CHALLENGE:
Only the lines holding the string "chart" are needed. Copy each one.
□ □ □ □ □
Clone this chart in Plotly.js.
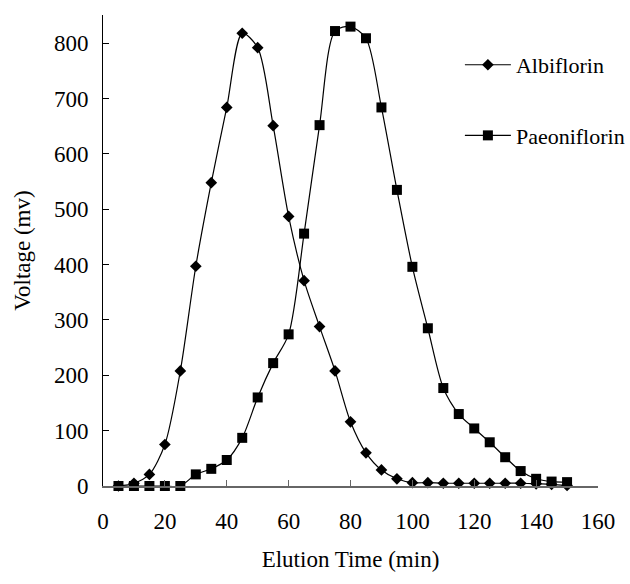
<!DOCTYPE html>
<html>
<head>
<meta charset="utf-8">
<script src="https://cdn.plot.ly/plotly-3.0.1.min.js"></script>
<style>html,body{margin:0;padding:0;background:#fff;}#chart{width:630px;height:584px;}</style>
</head>
<body>
<div id="chart"></div>
<script>
// Elution time (min)
var elutionTime = [5,10,15,20,25,30,35,40,45,50,55,60,65,70,75,80,85,90,95,100,105,110,115,120,125,130,135,140,145,150];
// Voltage (mv)
var albiflorin = [0,5,21,75,208,397,548,684,818,792,651,487,371,288,208,116,60,29,13,6,6,5,5,5,5,5,5,4,3,1];
var paeoniflorin = [0,0,0,0,0,21,31,47,87,160,222,274,456,652,822,830,809,684,535,396,285,177,130,104,79,52,27,13,8,7];
var seriesNames = ["Albiflorin", "Paeoniflorin"];
var xTicks = [0,20,40,60,80,100,120,140,160];
var yTicks = [0,100,200,300,400,500,600,700,800];

var FONT = "Liberation Serif";

var traces = [
  {
    x: elutionTime, y: albiflorin, name: seriesNames[0], type: "scatter", mode: "lines+markers",
    line: {color: "#000", width: 1.2, shape: "spline", smoothing: 0.8},
    marker: {symbol: "diamond", size: 9, color: "#000"},
    legendgroup: "a", cliponaxis: false
  },
  {
    x: elutionTime, y: paeoniflorin, name: seriesNames[1], type: "scatter", mode: "lines+markers",
    line: {color: "#000", width: 1.2, shape: "spline", smoothing: 0.8},
    marker: {symbol: "square", size: 10, color: "#000"},
    legendgroup: "b", cliponaxis: false
  }
];

var layout = {
  width: 630, height: 584,
  margin: {l: 103, r: 32, t: 15, b: 98, autoexpand: false},
  paper_bgcolor: "#fff", plot_bgcolor: "#fff",
  font: {family: FONT, size: 23, color: "#000"},
  showlegend: true,
  legend: {
    x: 0.721, y: 0.9385, xanchor: "left", yanchor: "top",
    bgcolor: "rgba(0,0,0,0)", borderwidth: 0,
    font: {family: FONT, size: 22, color: "#000"},
    traceorder: "grouped", tracegroupgap: 39, itemwidth: 46
  },
  xaxis: {
    range: [0, 160], tickvals: xTicks, ticktext: xTicks.map(String),
    showgrid: false, zeroline: false, showline: true, linecolor: "#666", linewidth: 1.5,
    ticks: "inside", ticklen: 6, tickcolor: "#666", tickwidth: 1,
    ticklabelstandoff: 14,
    title: {text: "Elution Time (min)", font: {family: FONT, size: 23}, standoff: 18}
  },
  yaxis: {
    range: [0, 851], tickvals: yTicks, ticktext: yTicks.map(String),
    showgrid: false, zeroline: false, showline: true, linecolor: "#000", linewidth: 1,
    ticks: "inside", ticklen: 6, tickcolor: "#000", tickwidth: 1,
    ticklabelstandoff: 9,
    title: {text: "Voltage (mv)", font: {family: FONT, size: 23}, standoff: 16}
  }
};

Plotly.newPlot("chart", traces, layout, {displayModeBar: false, staticPlot: true});
</script>
</body>
</html>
□ □ □ □ □
REPLY TO THE TASK:
Clone this chart in Plotly.js.
<style>html,body{margin:0;padding:0;background:#fff;}#chart{width:630px;height:584px;}</style>
<div id="chart"></div>
Plotly.newPlot("chart", traces, layout, {displayModeBar: false, staticPlot: true});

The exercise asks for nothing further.